Find every line in the records below that holds the word "Python", and copy it out.

Given records
***

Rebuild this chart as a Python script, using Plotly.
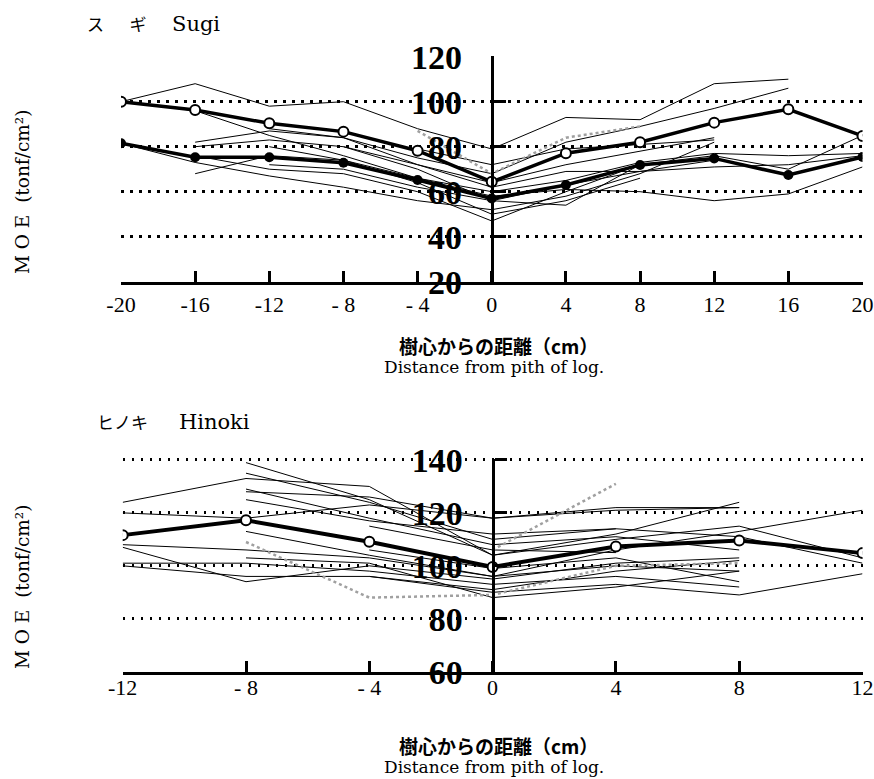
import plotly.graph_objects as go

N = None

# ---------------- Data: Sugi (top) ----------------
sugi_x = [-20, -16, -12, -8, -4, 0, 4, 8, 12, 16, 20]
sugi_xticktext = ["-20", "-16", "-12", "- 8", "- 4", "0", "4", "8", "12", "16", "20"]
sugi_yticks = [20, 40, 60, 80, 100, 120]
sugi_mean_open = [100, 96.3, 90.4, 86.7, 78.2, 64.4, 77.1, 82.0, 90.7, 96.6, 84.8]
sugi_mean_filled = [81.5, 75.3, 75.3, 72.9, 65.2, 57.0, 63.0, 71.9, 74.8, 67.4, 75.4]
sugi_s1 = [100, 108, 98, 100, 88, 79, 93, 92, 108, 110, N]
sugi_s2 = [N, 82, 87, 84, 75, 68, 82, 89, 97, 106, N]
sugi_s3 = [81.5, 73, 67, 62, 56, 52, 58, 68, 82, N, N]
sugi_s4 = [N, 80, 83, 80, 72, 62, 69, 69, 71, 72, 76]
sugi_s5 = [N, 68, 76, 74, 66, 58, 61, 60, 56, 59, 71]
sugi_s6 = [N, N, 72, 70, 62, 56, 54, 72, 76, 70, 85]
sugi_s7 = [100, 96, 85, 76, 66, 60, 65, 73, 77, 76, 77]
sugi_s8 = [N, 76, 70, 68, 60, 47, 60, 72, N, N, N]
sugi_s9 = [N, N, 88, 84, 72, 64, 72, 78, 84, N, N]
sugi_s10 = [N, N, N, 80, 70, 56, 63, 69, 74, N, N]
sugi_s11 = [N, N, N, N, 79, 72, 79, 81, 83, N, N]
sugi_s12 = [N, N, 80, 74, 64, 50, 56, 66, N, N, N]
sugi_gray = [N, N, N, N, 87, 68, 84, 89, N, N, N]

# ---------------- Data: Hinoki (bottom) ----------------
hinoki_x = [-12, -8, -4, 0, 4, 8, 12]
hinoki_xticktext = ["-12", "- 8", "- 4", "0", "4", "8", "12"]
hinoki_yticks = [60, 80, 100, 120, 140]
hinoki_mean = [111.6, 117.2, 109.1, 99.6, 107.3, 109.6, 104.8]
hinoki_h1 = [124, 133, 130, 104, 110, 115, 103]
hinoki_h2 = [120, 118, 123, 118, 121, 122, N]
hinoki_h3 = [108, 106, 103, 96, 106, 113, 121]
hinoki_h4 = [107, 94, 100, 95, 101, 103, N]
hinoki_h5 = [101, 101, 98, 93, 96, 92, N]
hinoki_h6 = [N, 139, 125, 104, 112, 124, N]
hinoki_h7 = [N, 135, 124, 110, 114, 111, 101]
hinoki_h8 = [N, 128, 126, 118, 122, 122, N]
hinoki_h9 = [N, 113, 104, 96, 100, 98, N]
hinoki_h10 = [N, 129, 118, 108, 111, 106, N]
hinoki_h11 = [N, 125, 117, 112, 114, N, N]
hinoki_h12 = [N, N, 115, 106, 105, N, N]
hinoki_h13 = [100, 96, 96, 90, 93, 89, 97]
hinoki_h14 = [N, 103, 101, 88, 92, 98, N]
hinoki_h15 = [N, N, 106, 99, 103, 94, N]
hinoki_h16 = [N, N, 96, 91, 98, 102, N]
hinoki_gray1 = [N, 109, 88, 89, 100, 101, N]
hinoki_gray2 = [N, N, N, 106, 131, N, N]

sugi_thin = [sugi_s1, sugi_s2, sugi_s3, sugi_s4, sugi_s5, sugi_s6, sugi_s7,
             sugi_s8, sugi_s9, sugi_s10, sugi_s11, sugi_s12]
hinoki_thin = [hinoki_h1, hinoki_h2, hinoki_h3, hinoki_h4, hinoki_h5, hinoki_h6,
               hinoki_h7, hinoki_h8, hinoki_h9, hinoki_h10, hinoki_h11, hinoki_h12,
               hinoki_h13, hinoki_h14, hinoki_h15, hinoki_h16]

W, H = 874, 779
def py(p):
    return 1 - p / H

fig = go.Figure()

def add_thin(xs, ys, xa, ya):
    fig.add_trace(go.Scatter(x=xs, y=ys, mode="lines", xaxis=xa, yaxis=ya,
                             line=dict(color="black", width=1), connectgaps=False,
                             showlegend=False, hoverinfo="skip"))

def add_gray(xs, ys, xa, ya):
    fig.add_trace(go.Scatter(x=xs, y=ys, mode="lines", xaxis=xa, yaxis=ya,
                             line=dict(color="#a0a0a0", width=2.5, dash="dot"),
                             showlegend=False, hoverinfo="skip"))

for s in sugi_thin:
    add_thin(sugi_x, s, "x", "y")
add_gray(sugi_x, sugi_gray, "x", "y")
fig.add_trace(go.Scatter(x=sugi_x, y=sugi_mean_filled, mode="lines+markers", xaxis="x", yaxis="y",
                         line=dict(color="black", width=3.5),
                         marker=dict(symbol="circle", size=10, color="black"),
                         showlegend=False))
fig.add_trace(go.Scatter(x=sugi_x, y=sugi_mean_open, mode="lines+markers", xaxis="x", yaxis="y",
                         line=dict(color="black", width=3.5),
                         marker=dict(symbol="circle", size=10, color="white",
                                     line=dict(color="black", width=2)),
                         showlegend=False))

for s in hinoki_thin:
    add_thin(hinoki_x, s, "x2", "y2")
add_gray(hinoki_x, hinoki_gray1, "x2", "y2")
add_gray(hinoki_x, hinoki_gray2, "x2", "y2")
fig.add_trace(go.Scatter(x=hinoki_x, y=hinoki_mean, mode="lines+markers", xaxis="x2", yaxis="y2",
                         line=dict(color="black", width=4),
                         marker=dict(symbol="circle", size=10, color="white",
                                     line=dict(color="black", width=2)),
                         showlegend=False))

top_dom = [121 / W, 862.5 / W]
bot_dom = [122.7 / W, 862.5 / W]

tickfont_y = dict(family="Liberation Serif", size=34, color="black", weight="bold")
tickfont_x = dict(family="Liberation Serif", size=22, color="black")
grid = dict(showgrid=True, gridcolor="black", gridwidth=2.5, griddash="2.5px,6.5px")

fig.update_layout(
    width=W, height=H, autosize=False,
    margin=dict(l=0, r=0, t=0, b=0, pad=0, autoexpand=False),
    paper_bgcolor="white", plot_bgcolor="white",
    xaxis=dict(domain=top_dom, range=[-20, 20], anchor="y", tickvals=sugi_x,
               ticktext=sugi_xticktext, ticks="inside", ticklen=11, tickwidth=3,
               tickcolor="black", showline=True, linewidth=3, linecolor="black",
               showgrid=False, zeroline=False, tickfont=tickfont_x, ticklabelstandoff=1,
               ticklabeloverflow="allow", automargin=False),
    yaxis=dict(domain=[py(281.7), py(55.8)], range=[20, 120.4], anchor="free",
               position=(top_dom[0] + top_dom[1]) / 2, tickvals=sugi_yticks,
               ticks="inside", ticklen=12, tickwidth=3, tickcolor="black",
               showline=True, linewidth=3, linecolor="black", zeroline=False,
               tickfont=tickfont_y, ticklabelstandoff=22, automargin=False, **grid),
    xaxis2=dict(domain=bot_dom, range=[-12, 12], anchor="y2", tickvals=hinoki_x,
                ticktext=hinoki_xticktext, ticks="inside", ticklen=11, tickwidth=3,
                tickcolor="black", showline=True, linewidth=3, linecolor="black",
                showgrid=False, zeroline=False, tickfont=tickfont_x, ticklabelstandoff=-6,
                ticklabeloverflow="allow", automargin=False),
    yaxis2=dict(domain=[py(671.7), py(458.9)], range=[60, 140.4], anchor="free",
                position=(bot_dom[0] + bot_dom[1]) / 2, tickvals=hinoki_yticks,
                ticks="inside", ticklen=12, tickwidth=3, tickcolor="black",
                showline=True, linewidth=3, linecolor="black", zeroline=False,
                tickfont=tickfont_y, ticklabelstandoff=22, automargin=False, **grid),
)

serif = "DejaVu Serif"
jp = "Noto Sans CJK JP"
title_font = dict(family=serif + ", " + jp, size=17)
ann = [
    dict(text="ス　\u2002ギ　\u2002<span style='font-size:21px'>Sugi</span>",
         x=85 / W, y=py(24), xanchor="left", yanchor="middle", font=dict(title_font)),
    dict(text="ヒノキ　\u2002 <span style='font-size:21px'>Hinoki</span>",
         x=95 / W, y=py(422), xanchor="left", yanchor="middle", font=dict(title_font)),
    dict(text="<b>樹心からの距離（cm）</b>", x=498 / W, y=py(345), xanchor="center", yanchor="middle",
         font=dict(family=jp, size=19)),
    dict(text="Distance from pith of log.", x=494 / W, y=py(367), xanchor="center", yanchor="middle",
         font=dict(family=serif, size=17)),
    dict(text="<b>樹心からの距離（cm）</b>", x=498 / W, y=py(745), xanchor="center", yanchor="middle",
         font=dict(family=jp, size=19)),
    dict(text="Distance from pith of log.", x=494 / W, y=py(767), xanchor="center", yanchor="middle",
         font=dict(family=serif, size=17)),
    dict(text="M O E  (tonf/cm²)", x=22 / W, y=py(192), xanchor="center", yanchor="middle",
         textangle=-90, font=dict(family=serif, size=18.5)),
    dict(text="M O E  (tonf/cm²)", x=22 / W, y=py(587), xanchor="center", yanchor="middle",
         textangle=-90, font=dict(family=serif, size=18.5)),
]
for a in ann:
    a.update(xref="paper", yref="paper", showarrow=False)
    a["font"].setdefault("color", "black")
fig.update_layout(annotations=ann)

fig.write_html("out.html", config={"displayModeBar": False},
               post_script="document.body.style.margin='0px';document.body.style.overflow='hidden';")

***

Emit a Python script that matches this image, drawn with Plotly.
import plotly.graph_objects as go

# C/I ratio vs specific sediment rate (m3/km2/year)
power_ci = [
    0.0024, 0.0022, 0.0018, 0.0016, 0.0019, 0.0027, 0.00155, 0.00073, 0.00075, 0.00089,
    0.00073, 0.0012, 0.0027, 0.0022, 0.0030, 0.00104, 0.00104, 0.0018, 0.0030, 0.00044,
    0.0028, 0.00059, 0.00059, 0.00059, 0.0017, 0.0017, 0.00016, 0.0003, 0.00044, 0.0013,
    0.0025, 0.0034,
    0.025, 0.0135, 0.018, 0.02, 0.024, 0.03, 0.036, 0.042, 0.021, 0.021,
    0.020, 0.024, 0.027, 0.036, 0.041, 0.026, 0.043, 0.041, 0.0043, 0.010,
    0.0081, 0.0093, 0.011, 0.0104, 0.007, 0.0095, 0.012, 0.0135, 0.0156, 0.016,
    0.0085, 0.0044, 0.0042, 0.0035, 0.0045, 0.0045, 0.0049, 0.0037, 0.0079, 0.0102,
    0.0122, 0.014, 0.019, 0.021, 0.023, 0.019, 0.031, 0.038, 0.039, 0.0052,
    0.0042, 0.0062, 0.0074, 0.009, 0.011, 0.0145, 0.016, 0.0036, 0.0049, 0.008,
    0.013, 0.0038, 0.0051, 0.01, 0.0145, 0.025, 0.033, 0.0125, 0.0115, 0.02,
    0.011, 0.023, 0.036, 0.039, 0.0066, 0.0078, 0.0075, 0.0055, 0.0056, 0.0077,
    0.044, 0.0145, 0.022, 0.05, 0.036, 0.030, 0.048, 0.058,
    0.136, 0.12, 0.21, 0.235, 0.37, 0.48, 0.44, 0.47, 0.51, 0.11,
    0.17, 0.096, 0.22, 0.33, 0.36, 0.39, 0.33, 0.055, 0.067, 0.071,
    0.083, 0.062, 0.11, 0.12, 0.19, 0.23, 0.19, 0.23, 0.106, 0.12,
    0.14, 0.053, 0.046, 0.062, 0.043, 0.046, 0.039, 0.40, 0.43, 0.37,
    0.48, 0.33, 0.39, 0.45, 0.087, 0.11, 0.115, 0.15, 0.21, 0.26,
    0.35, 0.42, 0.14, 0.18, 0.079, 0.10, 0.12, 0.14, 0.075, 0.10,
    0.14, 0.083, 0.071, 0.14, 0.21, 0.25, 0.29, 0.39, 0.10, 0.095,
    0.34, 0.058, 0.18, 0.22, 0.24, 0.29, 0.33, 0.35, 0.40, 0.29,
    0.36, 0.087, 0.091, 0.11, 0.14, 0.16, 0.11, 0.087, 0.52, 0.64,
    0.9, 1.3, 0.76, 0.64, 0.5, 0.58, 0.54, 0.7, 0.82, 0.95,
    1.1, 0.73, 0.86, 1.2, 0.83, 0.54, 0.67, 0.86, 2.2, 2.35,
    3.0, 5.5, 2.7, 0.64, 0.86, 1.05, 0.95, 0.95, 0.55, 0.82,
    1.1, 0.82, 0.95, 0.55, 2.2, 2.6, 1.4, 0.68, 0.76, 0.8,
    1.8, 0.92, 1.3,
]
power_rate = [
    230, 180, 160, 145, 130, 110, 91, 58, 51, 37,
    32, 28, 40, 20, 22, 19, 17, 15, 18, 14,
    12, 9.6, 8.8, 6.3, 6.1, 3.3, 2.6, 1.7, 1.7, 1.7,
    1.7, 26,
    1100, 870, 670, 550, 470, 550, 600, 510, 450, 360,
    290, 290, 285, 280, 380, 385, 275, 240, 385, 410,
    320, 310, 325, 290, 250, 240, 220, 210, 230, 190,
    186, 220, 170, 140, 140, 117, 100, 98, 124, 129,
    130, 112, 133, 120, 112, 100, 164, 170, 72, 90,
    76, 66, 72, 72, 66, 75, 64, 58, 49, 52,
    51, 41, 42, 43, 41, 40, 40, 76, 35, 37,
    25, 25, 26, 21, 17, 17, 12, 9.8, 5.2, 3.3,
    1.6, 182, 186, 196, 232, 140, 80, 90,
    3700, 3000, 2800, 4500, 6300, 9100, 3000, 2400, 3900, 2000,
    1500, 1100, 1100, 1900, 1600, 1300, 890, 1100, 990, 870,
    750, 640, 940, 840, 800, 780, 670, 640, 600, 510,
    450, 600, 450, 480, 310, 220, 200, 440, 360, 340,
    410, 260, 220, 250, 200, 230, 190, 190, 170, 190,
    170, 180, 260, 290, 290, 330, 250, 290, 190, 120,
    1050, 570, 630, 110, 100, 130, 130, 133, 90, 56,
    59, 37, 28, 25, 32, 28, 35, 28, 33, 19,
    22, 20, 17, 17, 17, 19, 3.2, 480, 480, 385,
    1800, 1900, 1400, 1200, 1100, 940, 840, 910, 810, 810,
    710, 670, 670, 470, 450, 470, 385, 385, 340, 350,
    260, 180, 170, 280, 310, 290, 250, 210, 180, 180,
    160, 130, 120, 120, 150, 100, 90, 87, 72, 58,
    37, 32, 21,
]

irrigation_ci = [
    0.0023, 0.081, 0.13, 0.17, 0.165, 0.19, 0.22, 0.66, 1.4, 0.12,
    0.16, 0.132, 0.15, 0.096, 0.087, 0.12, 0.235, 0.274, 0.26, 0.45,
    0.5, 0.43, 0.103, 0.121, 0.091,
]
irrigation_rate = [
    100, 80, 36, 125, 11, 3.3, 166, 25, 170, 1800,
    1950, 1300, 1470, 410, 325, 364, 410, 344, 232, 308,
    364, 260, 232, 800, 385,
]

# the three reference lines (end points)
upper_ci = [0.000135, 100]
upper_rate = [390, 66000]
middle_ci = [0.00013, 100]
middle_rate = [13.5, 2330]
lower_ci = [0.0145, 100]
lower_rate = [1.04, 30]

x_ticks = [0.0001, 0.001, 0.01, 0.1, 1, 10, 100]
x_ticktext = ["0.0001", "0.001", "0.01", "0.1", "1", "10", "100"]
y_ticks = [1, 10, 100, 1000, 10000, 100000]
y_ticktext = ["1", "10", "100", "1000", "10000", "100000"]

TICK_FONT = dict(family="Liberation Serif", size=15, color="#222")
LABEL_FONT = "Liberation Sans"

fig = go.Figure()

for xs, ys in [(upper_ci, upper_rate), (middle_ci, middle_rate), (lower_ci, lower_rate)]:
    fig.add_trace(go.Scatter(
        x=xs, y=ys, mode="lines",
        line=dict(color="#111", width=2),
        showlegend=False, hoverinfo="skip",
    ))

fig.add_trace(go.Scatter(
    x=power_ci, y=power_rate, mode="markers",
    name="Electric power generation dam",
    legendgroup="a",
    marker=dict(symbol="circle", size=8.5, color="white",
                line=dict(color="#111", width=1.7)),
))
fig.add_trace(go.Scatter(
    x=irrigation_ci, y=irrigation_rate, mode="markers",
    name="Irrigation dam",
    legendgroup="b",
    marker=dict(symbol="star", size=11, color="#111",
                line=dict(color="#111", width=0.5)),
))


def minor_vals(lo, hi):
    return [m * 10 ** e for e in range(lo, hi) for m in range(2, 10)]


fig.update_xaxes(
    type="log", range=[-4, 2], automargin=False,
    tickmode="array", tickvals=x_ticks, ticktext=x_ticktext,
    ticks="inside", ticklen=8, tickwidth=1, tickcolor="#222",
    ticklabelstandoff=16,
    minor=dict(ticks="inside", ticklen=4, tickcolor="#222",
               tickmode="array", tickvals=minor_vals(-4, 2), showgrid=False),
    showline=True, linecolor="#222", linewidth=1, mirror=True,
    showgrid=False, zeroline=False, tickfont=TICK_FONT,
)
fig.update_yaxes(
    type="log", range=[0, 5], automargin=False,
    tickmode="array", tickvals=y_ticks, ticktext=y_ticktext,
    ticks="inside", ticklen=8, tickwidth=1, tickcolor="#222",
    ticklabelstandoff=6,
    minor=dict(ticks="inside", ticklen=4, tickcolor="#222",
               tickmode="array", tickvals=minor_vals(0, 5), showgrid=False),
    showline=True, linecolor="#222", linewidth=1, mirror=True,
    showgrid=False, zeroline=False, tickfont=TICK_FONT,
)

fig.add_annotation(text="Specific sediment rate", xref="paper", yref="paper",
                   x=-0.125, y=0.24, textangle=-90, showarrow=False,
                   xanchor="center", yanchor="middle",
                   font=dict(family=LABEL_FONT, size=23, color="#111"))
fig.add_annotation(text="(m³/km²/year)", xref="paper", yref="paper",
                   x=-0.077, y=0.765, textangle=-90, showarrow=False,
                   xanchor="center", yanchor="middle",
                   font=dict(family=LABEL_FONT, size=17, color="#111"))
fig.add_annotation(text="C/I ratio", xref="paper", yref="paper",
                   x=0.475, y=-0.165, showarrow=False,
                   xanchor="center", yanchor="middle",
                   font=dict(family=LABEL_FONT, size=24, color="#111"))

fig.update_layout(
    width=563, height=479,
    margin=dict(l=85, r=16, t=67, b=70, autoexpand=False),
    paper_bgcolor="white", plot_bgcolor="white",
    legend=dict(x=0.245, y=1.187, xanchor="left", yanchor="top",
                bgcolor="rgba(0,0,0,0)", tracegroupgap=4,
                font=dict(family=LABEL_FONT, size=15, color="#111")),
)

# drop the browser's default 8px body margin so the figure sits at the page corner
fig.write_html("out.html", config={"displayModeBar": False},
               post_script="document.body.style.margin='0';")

***

Completed exercise
Rebuild this chart as a Python script, using Plotly.
Emit a Python script that matches this image, drawn with Plotly.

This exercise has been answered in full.